Almost at once Roundhead forces, based on Garstang, began
the long siege, and there must have been great excitement in the town. What
happened, according to the Puritan writer, was as follows:—
Laid Close
Siege.
"Colonel Dodding with his regiment, with Major Joseph
Rigby's cannons, laid close siege to Greenhalgh Castle, keeping their main
court at Garstang town.
" Into the castle were gotten many desperate Papists. Their governor was the
one Mr. Anderton. They vexed the country thereabouts extremely, fetching in the
night many honest men from their houses and making a commodity of them. They
sallied out oft, and killed some.
"They stood it out stoutly all through the winter. The country was put to
extraordinary charges in maintaining the men, who made a prey without pity,
such an abundance of provision they weekly destroyed.
"The leaguers thought to have undermined the castle and blown it up with
gunpowder. At great cost they spent much to pioneers, but to no effect, for the
ground was so sandy that it would not stand.

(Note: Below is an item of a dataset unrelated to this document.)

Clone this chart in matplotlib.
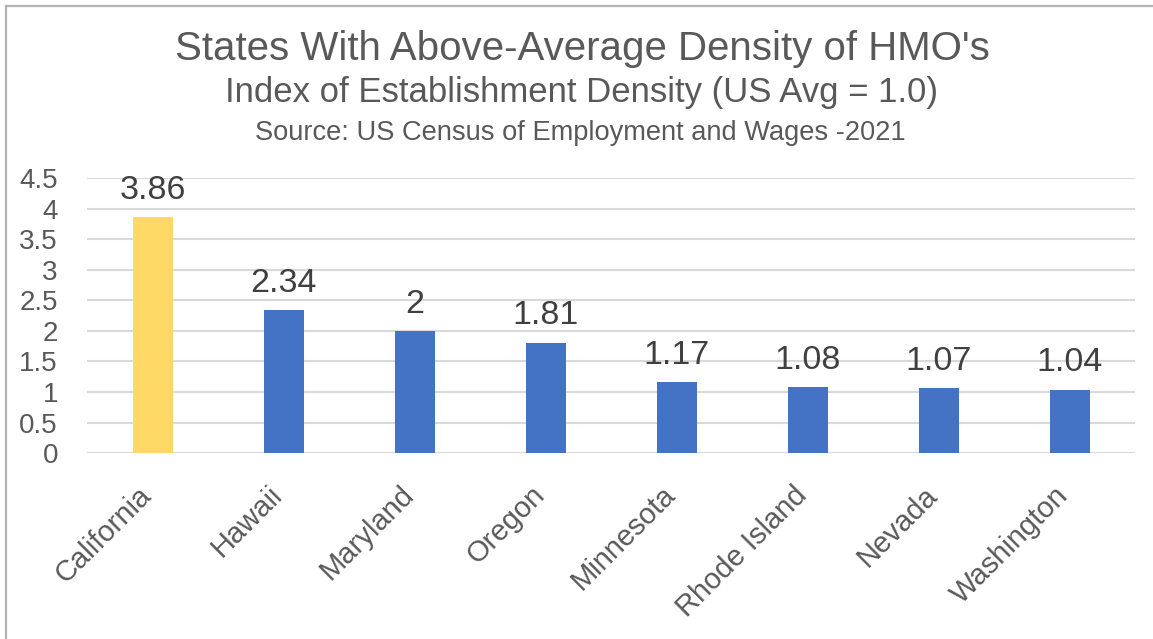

"At last this Anderton died, and they through watching being thereby
discouraged. they were glad to come to a composition to deliver the castle up
upon conditions. which were that they should go to their own houses and be
safe.
"It was ordered that the castle should be demolished and made untenable, and al
the timber taken out of it and sold. which was done. And so it lies
ruinated.
" It was very strong, and built so that it was impregnable with anv ordnance
whatsoever, having but one door into it, and the walls of an exceeding
thickness and very well secured together."
Five Feet
Thick.
You can still see how true his words were. There are the
remains of a tower 24 feet square, made of rubble sandstone, and the walls are
five feet thick. You may stand on the hill and look down to the town, imagining
how the attackers came up those same slopes, and how the defeated garrison
later walked down them. You may think also of the castle 100 years before that,
as Leland saw it when he crossed " the great stone bridge over Wyre."